* _SUPPLIED ENTRIES_:
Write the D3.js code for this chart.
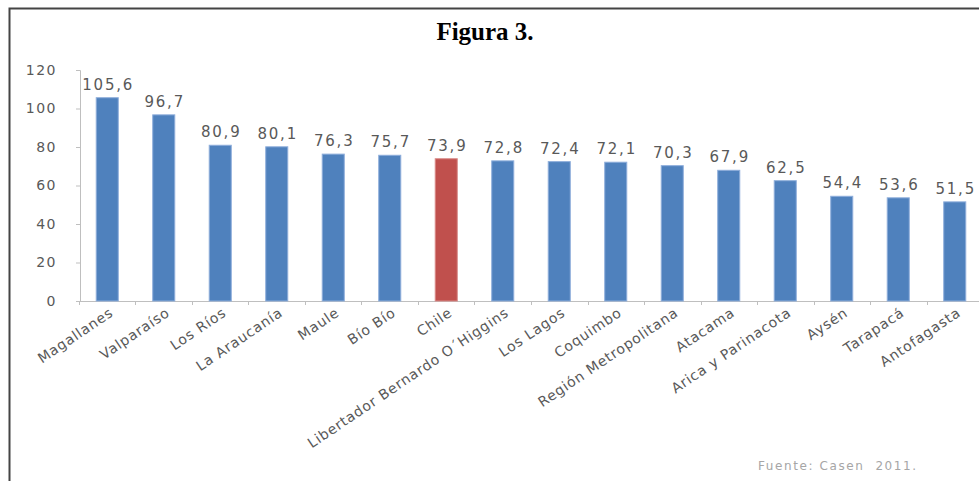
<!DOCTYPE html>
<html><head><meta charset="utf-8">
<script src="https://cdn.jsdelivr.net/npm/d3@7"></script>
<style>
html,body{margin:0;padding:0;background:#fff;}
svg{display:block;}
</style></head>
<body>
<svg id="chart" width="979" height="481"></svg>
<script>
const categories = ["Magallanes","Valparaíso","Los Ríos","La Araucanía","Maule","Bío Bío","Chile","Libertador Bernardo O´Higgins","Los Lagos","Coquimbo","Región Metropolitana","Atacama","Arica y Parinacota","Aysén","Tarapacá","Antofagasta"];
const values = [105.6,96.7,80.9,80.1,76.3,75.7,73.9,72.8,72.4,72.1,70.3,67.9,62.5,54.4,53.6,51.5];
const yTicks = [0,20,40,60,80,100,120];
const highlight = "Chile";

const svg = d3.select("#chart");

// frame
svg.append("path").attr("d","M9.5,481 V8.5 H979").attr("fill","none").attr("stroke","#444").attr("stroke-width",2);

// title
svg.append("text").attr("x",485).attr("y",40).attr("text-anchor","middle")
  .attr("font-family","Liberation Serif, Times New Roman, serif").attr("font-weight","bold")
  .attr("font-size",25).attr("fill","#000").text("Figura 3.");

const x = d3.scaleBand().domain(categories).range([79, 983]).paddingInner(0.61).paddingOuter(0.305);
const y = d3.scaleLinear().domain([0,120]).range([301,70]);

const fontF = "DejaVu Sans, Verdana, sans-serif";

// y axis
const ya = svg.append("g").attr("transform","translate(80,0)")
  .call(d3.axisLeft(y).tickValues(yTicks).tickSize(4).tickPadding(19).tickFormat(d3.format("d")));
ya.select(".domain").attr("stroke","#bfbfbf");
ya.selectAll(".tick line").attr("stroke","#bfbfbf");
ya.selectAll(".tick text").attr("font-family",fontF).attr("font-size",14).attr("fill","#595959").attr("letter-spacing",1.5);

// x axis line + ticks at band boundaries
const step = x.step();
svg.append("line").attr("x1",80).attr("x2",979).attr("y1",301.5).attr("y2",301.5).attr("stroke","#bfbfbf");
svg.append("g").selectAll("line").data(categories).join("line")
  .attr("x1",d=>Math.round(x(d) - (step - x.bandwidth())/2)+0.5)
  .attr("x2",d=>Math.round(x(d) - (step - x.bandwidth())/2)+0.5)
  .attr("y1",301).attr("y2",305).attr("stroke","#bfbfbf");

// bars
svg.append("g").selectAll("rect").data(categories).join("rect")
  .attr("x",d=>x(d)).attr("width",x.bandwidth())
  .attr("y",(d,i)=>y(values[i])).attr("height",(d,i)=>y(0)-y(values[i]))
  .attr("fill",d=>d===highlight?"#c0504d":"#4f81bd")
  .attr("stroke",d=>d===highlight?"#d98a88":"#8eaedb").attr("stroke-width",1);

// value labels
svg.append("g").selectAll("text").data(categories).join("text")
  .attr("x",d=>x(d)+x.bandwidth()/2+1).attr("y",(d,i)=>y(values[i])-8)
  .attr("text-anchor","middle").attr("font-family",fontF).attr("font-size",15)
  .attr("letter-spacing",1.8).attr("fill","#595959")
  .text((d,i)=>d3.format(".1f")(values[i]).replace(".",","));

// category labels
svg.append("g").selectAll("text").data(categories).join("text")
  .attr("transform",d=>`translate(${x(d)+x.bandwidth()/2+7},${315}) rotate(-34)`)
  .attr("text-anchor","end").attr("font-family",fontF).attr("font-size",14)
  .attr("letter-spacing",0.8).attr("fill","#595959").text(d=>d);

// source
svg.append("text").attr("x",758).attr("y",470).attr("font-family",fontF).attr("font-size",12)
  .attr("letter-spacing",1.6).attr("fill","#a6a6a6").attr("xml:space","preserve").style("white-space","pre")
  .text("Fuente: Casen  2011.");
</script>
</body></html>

==

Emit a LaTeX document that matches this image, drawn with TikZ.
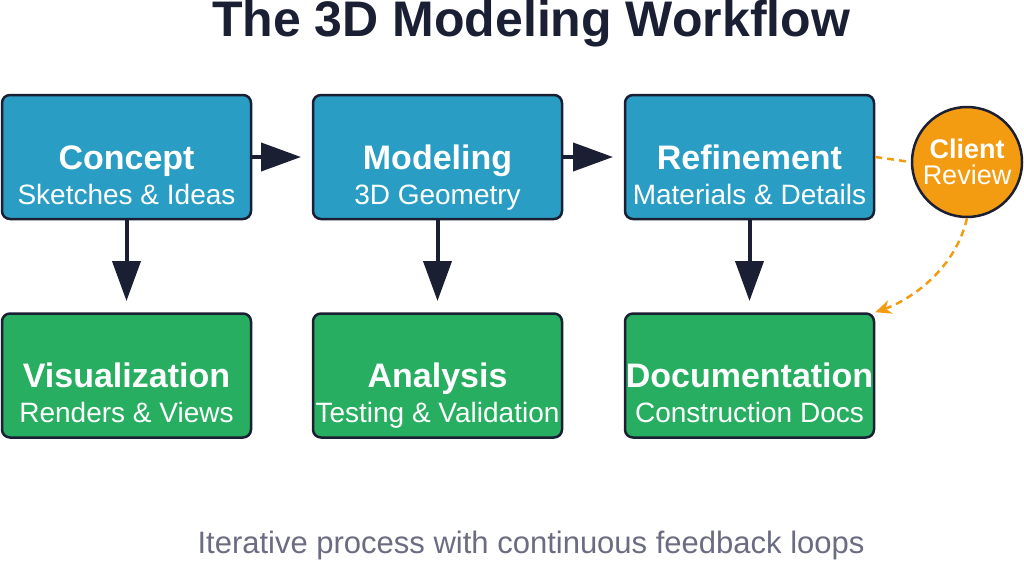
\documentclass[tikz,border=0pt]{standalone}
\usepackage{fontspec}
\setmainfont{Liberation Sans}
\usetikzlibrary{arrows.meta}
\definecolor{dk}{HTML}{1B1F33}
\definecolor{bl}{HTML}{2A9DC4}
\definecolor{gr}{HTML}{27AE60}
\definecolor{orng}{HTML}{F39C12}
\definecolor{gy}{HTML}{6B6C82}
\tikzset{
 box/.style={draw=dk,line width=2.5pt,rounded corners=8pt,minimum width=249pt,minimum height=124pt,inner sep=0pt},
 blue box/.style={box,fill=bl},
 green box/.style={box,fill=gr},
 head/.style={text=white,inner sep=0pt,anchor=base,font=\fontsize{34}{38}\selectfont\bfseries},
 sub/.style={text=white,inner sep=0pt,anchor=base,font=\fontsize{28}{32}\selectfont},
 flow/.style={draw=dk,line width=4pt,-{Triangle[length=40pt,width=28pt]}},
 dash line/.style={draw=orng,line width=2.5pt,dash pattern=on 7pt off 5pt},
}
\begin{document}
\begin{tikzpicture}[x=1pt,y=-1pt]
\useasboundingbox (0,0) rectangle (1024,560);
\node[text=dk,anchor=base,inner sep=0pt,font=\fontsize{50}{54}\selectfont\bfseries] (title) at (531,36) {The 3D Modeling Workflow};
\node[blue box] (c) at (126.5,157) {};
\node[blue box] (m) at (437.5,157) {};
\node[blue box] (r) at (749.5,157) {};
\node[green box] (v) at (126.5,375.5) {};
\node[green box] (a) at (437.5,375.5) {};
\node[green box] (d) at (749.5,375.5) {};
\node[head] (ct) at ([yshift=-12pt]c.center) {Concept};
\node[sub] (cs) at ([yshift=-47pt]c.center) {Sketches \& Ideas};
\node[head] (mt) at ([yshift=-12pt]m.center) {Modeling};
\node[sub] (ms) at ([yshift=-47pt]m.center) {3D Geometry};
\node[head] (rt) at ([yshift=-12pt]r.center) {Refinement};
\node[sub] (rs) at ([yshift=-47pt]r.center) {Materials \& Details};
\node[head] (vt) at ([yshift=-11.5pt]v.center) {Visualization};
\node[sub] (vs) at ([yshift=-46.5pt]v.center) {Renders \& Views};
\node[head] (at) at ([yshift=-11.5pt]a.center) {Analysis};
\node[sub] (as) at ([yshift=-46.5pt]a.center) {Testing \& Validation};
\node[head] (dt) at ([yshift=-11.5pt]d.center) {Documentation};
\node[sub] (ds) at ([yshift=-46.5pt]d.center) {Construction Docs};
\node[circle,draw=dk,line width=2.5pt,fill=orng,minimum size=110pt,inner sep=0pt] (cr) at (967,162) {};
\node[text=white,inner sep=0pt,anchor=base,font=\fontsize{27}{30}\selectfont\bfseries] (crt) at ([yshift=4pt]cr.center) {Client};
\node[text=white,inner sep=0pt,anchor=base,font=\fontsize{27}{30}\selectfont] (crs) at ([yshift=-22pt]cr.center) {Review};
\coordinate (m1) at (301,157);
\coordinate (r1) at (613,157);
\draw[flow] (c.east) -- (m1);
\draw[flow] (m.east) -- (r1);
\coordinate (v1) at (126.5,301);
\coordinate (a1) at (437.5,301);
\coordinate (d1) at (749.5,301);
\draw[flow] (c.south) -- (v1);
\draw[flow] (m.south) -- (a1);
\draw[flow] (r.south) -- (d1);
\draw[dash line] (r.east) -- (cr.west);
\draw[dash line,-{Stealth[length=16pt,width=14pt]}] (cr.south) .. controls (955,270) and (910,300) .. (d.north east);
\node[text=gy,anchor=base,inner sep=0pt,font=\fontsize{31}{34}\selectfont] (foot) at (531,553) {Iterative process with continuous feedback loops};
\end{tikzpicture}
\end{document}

* _CHALLENGE_: Using the records above, select and copy every line that has the word "with".

* _THE RESULT_:
Emit a LaTeX document that matches this image, drawn with TikZ.
\node[text=gy,anchor=base,inner sep=0pt,font=\fontsize{31}{34}\selectfont] (foot) at (531,553) {Iterative process with continuous feedback loops};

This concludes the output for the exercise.